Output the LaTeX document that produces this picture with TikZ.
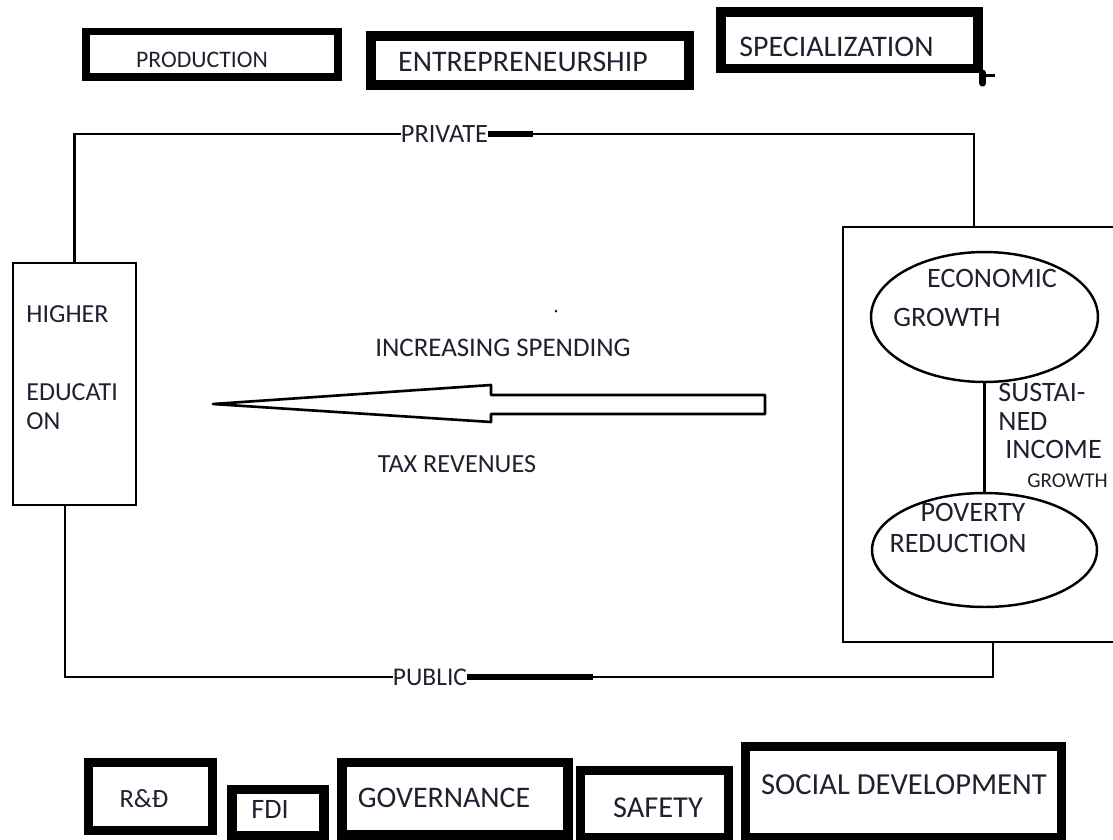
\documentclass[tikz,border=0pt]{standalone}
\usepackage{fontspec}
\setmainfont{Carlito}
\usetikzlibrary{shapes.geometric}
\definecolor{ink}{RGB}{32,32,48}
\newcommand{\lblsize}[1]{\fontsize{#1}{#1}\selectfont}
\tikzset{
  thickbox/.style={draw, line width=5.2pt, inner sep=0pt},
  thinbox/.style={draw, line width=1.6pt, inner sep=0pt},
  oval/.style={draw, ellipse, line width=1.4pt, inner sep=0pt},
  lbl/.style={inner sep=0pt, text=ink},
  wire/.style={line width=1.5pt},
}
\begin{document}
\begin{tikzpicture}[x=0.02cm, y=-0.02cm]
  \useasboundingbox (0,0) rectangle (1113,839);
  \clip (0,0) rectangle (1113,839);

  % top row
  \node[thickbox, line width=4.5pt, minimum width=5.04cm, minimum height=0.91cm] (prod) at (212,54.25) {};
  \node[lbl, font=\lblsize{13.5}] (prodtxt) at (202,60) {PRODUCTION};
  \node[thickbox, minimum width=6.36cm, minimum height=0.98cm] (entr) at (530,60.5) {};
  \node[lbl, font=\lblsize{17}] (entrtxt) at (523,62) {ENTREPRENEURSHIP};
  \node[thickbox, minimum width=5.14cm, minimum height=1.13cm] (spec) at (849.5,40.25) {};
  \node[lbl, font=\lblsize{17}] (spectxt) at (836.5,47) {SPECIALIZATION};
  \draw[line width=4pt, line cap=round] (spec.south east) -- ++(0,10);
  \draw[line width=1.5pt] ([yshift=-0.05cm]spec.south east) -- ++(12,0);

  % higher education
  \node[thinbox, minimum width=2.46cm, minimum height=4.84cm] (hedu) at (74.5,384) {};
  \node[lbl, font=\fontsize{14.8}{16.5}\selectfont, align=left, anchor=north west] (hedutxt) at (26,305.6)
    {HIGHER\\[27.9pt]EDUCATI\\ON};

  % growth box
  \node[thinbox, minimum width=6cm, minimum height=8.3cm] (rbox) at (993,434.5) {};
  \node[oval, minimum width=4.54cm, minimum height=2.6cm] (growth) at (984.5,317) {};
  \node[oval, minimum width=4.5cm, minimum height=2.28cm] (poverty) at (984.5,550) {};
  \draw[wire] (growth.south) -- (poverty.north);
  \node[lbl, font=\lblsize{16}] (growtha) at (992,278) {ECONOMIC};
  \node[lbl, font=\lblsize{16}] (growthb) at (947,317) {GROWTH};
  \node[lbl, font=\lblsize{16}] (povertya) at (973,512) {POVERTY};
  \node[lbl, font=\lblsize{16}] (povertyb) at (958,543) {REDUCTION};
  \node[lbl, font=\fontsize{16}{16.3}\selectfont, align=left, anchor=north west] (sust) at (998,383)
    {SUSTAI-\\NED\\\hspace{4pt}INCOME\\\hspace{16.5pt}{\fontsize{12}{16.3}\selectfont GROWTH}};

  % spending arrow
  \draw[line width=1.5pt, line join=round] (213,404) -- (491,385) -- (491,395) -- (765,395)
    -- (765,414) -- (491,414) -- (491,422) -- cycle;
  \node[lbl, font=\lblsize{15.3}] (spend) at (503,348) {INCREASING SPENDING};
  \node[lbl, font=\lblsize{14.9}] (tax) at (457,464) {TAX REVENUES};
  \fill[ink] (556,311) circle[radius=0.03cm];

  % private and public loop
  \node[lbl, font=\lblsize{15}] (priv) at (444.5,134) {PRIVATE};
  \node[lbl, font=\lblsize{14.5}] (pub) at (430,677) {PUBLIC};
  \draw[wire] (hedu.north) |- (priv.west);
  \draw[wire] (priv.east) -| ([xshift=-0.38cm]rbox.north);
  \draw[line width=3pt] (priv.east) -- ++(45,0);
  \draw[wire] ([xshift=-0.19cm]hedu.south) |- (pub.west);
  \draw[wire] (rbox.south) |- (pub.east);
  \draw[line width=3pt] (pub.east) -- ++(126,0);

  % bottom row
  \node[thickbox, minimum width=2.48cm, minimum height=1.36cm] (rnd) at (150.5,796.5) {};
  \node[lbl, font=\lblsize{15}] (rndtxt) at (144,799) {R\&Đ};
  \node[thickbox, minimum width=1.84cm, minimum height=0.93cm] (fdi) at (278,812.75) {};
  \node[lbl, font=\lblsize{16}] (fditxt) at (270,809) {FDI};
  \node[thickbox, minimum width=4.52cm, minimum height=1.45cm] (gov) at (455,798.75) {};
  \node[lbl, font=\lblsize{17}] (govtxt) at (444,798) {GOVERNANCE};
  \node[thickbox, minimum width=2.96cm, minimum height=1.35cm] (safe) at (654.5,804.25) {};
  \node[lbl, font=\lblsize{17.3}] (safetxt) at (658,808) {SAFETY};
  \node[thickbox, minimum width=6.32cm, minimum height=1.83cm] (soc) at (903.5,792.25) {};
  \node[lbl, font=\lblsize{17.4}] (soctxt) at (904,785) {SOCIAL DEVELOPMENT};
\end{tikzpicture}
\end{document}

• [SET TASK] Leave out the pictures and output the rest of the material exactly as written.

• [SOLUTION]
Output the LaTeX document that produces this picture with TikZ.
\documentclass[tikz,border=0pt]{standalone}
\usepackage{fontspec}
\setmainfont{Carlito}
\usetikzlibrary{shapes.geometric}
\definecolor{ink}{RGB}{32,32,48}
\newcommand{\lblsize}[1]{\fontsize{#1}{#1}\selectfont}
\tikzset{
  thickbox/.style={draw, line width=5.2pt, inner sep=0pt},
  thinbox/.style={draw, line width=1.6pt, inner sep=0pt},
  oval/.style={draw, ellipse, line width=1.4pt, inner sep=0pt},
  lbl/.style={inner sep=0pt, text=ink},
  wire/.style={line width=1.5pt},
}
\begin{document}
\begin{tikzpicture}[x=0.02cm, y=-0.02cm]
  \useasboundingbox (0,0) rectangle (1113,839);
  \clip (0,0) rectangle (1113,839);

  % top row
  \node[thickbox, line width=4.5pt, minimum width=5.04cm, minimum height=0.91cm] (prod) at (212,54.25) {};
  \node[lbl, font=\lblsize{13.5}] (prodtxt) at (202,60) {PRODUCTION};
  \node[thickbox, minimum width=6.36cm, minimum height=0.98cm] (entr) at (530,60.5) {};
  \node[lbl, font=\lblsize{17}] (entrtxt) at (523,62) {ENTREPRENEURSHIP};
  \node[thickbox, minimum width=5.14cm, minimum height=1.13cm] (spec) at (849.5,40.25) {};
  \node[lbl, font=\lblsize{17}] (spectxt) at (836.5,47) {SPECIALIZATION};
  \draw[line width=4pt, line cap=round] (spec.south east) -- ++(0,10);
  \draw[line width=1.5pt] ([yshift=-0.05cm]spec.south east) -- ++(12,0);

  % higher education
  \node[thinbox, minimum width=2.46cm, minimum height=4.84cm] (hedu) at (74.5,384) {};
  \node[lbl, font=\fontsize{14.8}{16.5}\selectfont, align=left, anchor=north west] (hedutxt) at (26,305.6)
    {HIGHER\\[27.9pt]EDUCATI\\ON};

  % growth box
  \node[thinbox, minimum width=6cm, minimum height=8.3cm] (rbox) at (993,434.5) {};
  \node[oval, minimum width=4.54cm, minimum height=2.6cm] (growth) at (984.5,317) {};
  \node[oval, minimum width=4.5cm, minimum height=2.28cm] (poverty) at (984.5,550) {};
  \draw[wire] (growth.south) -- (poverty.north);
  \node[lbl, font=\lblsize{16}] (growtha) at (992,278) {ECONOMIC};
  \node[lbl, font=\lblsize{16}] (growthb) at (947,317) {GROWTH};
  \node[lbl, font=\lblsize{16}] (povertya) at (973,512) {POVERTY};
  \node[lbl, font=\lblsize{16}] (povertyb) at (958,543) {REDUCTION};
  \node[lbl, font=\fontsize{16}{16.3}\selectfont, align=left, anchor=north west] (sust) at (998,383)
    {SUSTAI-\\NED\\\hspace{4pt}INCOME\\\hspace{16.5pt}{\fontsize{12}{16.3}\selectfont GROWTH}};

  % spending arrow
  \draw[line width=1.5pt, line join=round] (213,404) -- (491,385) -- (491,395) -- (765,395)
    -- (765,414) -- (491,414) -- (491,422) -- cycle;
  \node[lbl, font=\lblsize{15.3}] (spend) at (503,348) {INCREASING SPENDING};
  \node[lbl, font=\lblsize{14.9}] (tax) at (457,464) {TAX REVENUES};
  \fill[ink] (556,311) circle[radius=0.03cm];

  % private and public loop
  \node[lbl, font=\lblsize{15}] (priv) at (444.5,134) {PRIVATE};
  \node[lbl, font=\lblsize{14.5}] (pub) at (430,677) {PUBLIC};
  \draw[wire] (hedu.north) |- (priv.west);
  \draw[wire] (priv.east) -| ([xshift=-0.38cm]rbox.north);
  \draw[line width=3pt] (priv.east) -- ++(45,0);
  \draw[wire] ([xshift=-0.19cm]hedu.south) |- (pub.west);
  \draw[wire] (rbox.south) |- (pub.east);
  \draw[line width=3pt] (pub.east) -- ++(126,0);

  % bottom row
  \node[thickbox, minimum width=2.48cm, minimum height=1.36cm] (rnd) at (150.5,796.5) {};
  \node[lbl, font=\lblsize{15}] (rndtxt) at (144,799) {R\&Đ};
  \node[thickbox, minimum width=1.84cm, minimum height=0.93cm] (fdi) at (278,812.75) {};
  \node[lbl, font=\lblsize{16}] (fditxt) at (270,809) {FDI};
  \node[thickbox, minimum width=4.52cm, minimum height=1.45cm] (gov) at (455,798.75) {};
  \node[lbl, font=\lblsize{17}] (govtxt) at (444,798) {GOVERNANCE};
  \node[thickbox, minimum width=2.96cm, minimum height=1.35cm] (safe) at (654.5,804.25) {};
  \node[lbl, font=\lblsize{17.3}] (safetxt) at (658,808) {SAFETY};
  \node[thickbox, minimum width=6.32cm, minimum height=1.83cm] (soc) at (903.5,792.25) {};
  \node[lbl, font=\lblsize{17.4}] (soctxt) at (904,785) {SOCIAL DEVELOPMENT};
\end{tikzpicture}
\end{document}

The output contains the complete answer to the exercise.